Les hommes et les femmes
politiques sont des gens qui se sont mit en tête d'être nos chefs.
Ce à quoi ils excellent parfois. Ce rôle qu'ils ont choisi les
contraint à devoir remplir une étrange obligation : le remplissage
de l'espace médiatique. Car ils sont en permanence en campagne
électorale ou inter-campagnes électorales pour recueillir nos voix.
Or, comme tout homme ou
toute femme, ces leaders sont compétents dans certains domaines ou
pas. Mais, il leur faut paraître quasiment infaillible en tout. Le
résultat, en plus de certains flops fameux, est la vacuité de
certains chapitres de certains programmes politiques. On sent qu'il a
fallu remplir ceux-ci avec quelques phrases creuses, car on ne savait
pas quoi y mettre. Ainsi, on a répondu à l'ensemble de toutes les
préoccupations ! Il ne faut surtout pas dire qu'on ne sait pas. Ce
qui est humain. Mais, l'électeur moyen ne veut pas d'un candidat
humain à élire. Il veut, il exige, un candidat plus qu'humain, une
sorte de super-héros de bande dessinée. Mais les super-héros,
justement, n'existent que dans l'imaginaire et pas dans la réalité.
Le super-héros politique doit être d'une moralité absolue, ne
jamais mentir, être toujours courageux, poli, honnête, prévoir
l'avenir, protéger la veuve et l'orphelin, etc. Ce portrait
infantile du leader politique témoigne, ou bien qu'on est dans une
dictature, ou bien qu'on est dans une démocratie où les électeurs
sont des rêveurs.
Un aspect du remplissage
nécessaire de l'espace médiatique fait qu'il faut faire des
déclarations en permanence sur tout ce qui est important, même s'il
n'y a rien à dire. Ainsi, quand une enquête est en cours après une
incident désagréable quelconque, il faudrait attendre son résultat.
Mais non ! Il faut déjà faire des déclarations martiales
anticipant les conclusions des enquêteurs.
Quand un désastre
arrive, il faut accourir assurer les victimes ou leurs proches de sa
solidarité. Et si on ne ressent rien, il faut feindre l'émotion. Il
existe à ce propos une anecdote célèbre qui date du 4 juin 1922
dans un cimetière de Verdun. En France, au début des années 1920,
le Président de la République Raymond Poincaré devait sacrifier à
de nombreuses obligations concernant l'hommage aux soldats morts
durant la Grande Guerre. On imagine le tableau. Mines de
circonstances, discours remplis de beaux clichés patriotiques,
dépôts de gerbes de fleurs, serrage de mains, etc.
Mais, à force de faire
des dizaines de fois les mêmes gestes, ils deviennent mécaniques et
vides de sentiments.

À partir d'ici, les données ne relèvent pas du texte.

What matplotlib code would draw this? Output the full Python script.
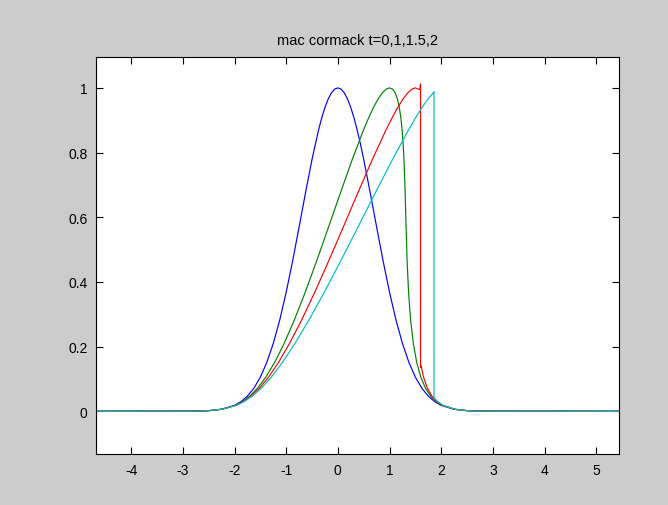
import matplotlib
matplotlib.use("Agg")
import matplotlib.pyplot as plt

plt.rcParams['font.family'] = ['Liberation Sans', 'DejaVu Sans']

title = "mac cormack t=0,1,1.5,2"
x_ticks = [-4, -3, -2, -1, 0, 1, 2, 3, 4, 5]
y_ticks = [0, 0.2, 0.4, 0.6, 0.8, 1.0]
y_ticklabels = ["0", "0.2", "0.4", "0.6", "0.8", "1"]

# t = 0 (blue)
x_t0 = [-4.68, -2.7, -2.5, -2.25, -2.0, -1.875, -1.75, -1.625, -1.5, -1.375, -1.25, -1.125,
        -1.0, -0.875, -0.75, -0.625, -0.5, -0.375, -0.3125, -0.25, -0.1875, -0.125, -0.0625,
        0.0, 0.0625, 0.125, 0.1875, 0.25, 0.3125, 0.375, 0.4375,
        0.5, 0.625, 0.75, 0.875, 1.0, 1.125, 1.25, 1.375, 1.5, 1.625, 1.75, 1.875, 2.0,
        2.25, 2.5, 2.7, 5.44]
u_t0 = [0.0, 0.0006, 0.0019, 0.0063, 0.0183, 0.0297, 0.0468, 0.0713, 0.1054, 0.1510, 0.2096, 0.2820,
        0.3679, 0.4650, 0.5698, 0.6766, 0.7788, 0.8688, 0.9070, 0.9394, 0.9655, 0.9845, 0.9961,
        1.0, 0.9961, 0.9845, 0.9655, 0.9394, 0.9070, 0.8688, 0.8258,
        0.7788, 0.6766, 0.5698, 0.4650, 0.3679, 0.2820, 0.2096, 0.1510, 0.1054, 0.0713, 0.0468, 0.0297, 0.0183,
        0.0063, 0.0019, 0.0006, 0.0]

# t = 1 (green)
x_t1 = [-4.68, -2.7, -2.498, -2.244, -1.982, -1.845, -1.703, -1.554, -1.395, -1.224, -1.040, -0.843,
        -0.632, -0.410, -0.180, 0.052, 0.279, 0.494, 0.5945, 0.689, 0.778, 0.860, 0.9336,
        1.0, 1.0586, 1.110, 1.153, 1.189, 1.2195, 1.244, 1.2633,
        1.279, 1.302, 1.320, 1.340, 1.368, 1.407, 1.460, 1.526, 1.605, 1.696, 1.797, 1.905, 2.018,
        2.256, 2.502, 2.7, 5.44]
u_t1 = u_t0

# t = 1.5 (red)
x_t15 = [-4.68, -2.7, -2.497, -2.241, -1.973, -1.830, -1.680, -1.518, -1.342, -1.149, -0.936, -0.702,
         -0.448, -0.177, 0.105, 0.390, 0.668, 0.928, 1.048, 1.159, 1.261, 1.351, 1.432, 1.500, 1.557,
         1.585, 1.600, 1.600, 1.611, 1.658, 1.732, 1.820, 1.920, 2.028, 2.260, 2.503, 2.7, 5.44]
u_t15 = [0.0, 0.0006, 0.0019, 0.0063, 0.0183, 0.0297, 0.0468, 0.0713, 0.1054, 0.1510, 0.2096, 0.2820,
         0.3679, 0.4650, 0.5698, 0.6766, 0.7788, 0.8688, 0.9070, 0.9394, 0.9655, 0.9845, 0.9961, 1.0, 0.9961,
         0.9950, 1.012, 0.135, 0.1409, 0.1054, 0.0713, 0.0468, 0.0297, 0.0183, 0.0063, 0.0019, 0.0006, 0.0]

# t = 2 (cyan)
x_t2 = [-4.68, -2.7, -2.496, -2.237, -1.963, -1.816, -1.657, -1.482, -1.289, -1.073, -0.831, -0.561,
        -0.264, 0.055, 0.390, 0.728, 1.058, 1.363, 1.501, 1.629, 1.743, 1.844, 1.860,
        1.860, 1.878, 1.935, 2.037, 2.263, 2.504, 2.7, 5.44]
u_t2 = [0.0, 0.0006, 0.0019, 0.0063, 0.0183, 0.0297, 0.0468, 0.0713, 0.1054, 0.1510, 0.2096, 0.2820,
        0.3679, 0.4650, 0.5698, 0.6766, 0.7788, 0.8688, 0.9070, 0.9394, 0.9655, 0.9845, 0.988,
        0.043, 0.0392, 0.0297, 0.0183, 0.0063, 0.0019, 0.0006, 0.0]

fig = plt.figure(figsize=(6.68, 5.06), dpi=100, facecolor=(0.8, 0.8, 0.8))
ax = fig.add_axes([96/668, 1 - 455.3/506, (619 - 96)/668, (455.3 - 57.5)/506])
ax.set_facecolor("white")

lw = 0.85
ax.plot(x_t0, u_t0, color=(0, 0, 1), lw=lw)
ax.plot(x_t1, u_t1, color=(0, 0.5, 0), lw=lw)
ax.plot(x_t15, u_t15, color=(1, 0, 0), lw=lw)
ax.plot(x_t2, u_t2, color=(0, 0.75, 0.75), lw=lw)

ax.set_xlim(-4.68, 5.44)
ax.set_ylim(-0.133, 1.097)
ax.set_xticks(x_ticks)
ax.set_xticklabels([str(v) for v in x_ticks])
ax.set_yticks(y_ticks)
ax.set_yticklabels(y_ticklabels)
ax.tick_params(direction='in', length=5, width=0.8, top=True, right=True,
               labelsize=10, colors='black', pad=6)
for s in ax.spines.values():
    s.set_linewidth(0.8)
    s.set_color('black')

ax.set_title(title, fontsize=10.5, pad=9)

fig.savefig("out.png", dpi=100, facecolor=fig.get_facecolor())
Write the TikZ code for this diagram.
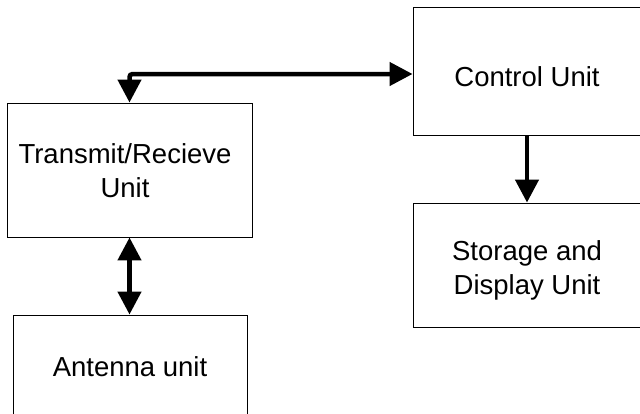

Poincaré n'était pas forcément un méchant
homme indifférent aux multiples drames de la guerre. Mais, quand
arrive pour la énième fois la visite d'un cimetière militaire, on
peut finir par penser à autre chose. Et, justement, lors d'une de
ces visites funèbres, selon une version, un colonel qui accompagnait
le Président de la République lui glisse à l'oreille une bonne
blague. On ignore laquelle. Ce qui est sûr en revanche, c'est que
Poincaré rit en l'entendant. Et, juste à ce moment, un photographe
immortalise l'instant. Le cliché ensuite sera abondamment diffusé
avec le commentaire qu'il entraîne : « Poincaré, l'homme qui
rit dans les cimetières. » On le voit, on n'a pas attendu
l'apparition des téléphones qui filment pour surprendre et dénoncer
ainsi la supposée absence de sincérité d'un homme politique. D'autres disent que le
soleil fit grimacer Poincaré, qui n'a pas rit.
Dans un domaine nettement
plus pacifique, j'ai pu, au début des années 1990, voir que les obligations des hommes
politiques n'avaient pas changées depuis les années 1920. Dans un
petit village, en Auvergne, je connaissais un peu le maire. Et, un
jour où j'étais en visite chez lui, voilà qu'il doit s'en aller.
Dans un hameau du village il va vite rejoindre la fête annuelle du
four à pain. L'épouse du maire, visiblement excédée par
l'obligation de son mari d'aller assister à ce rituel, s'est
exclamée devant moi : « tu vas encore devoir aller à la fête
du four ! » Eh oui, les hommes et les femmes politiques sont
tenus de faire de la représentation ainsi. Et si ça peut paraître
bête, c'est à l'image de la bêtise de leurs électeurs.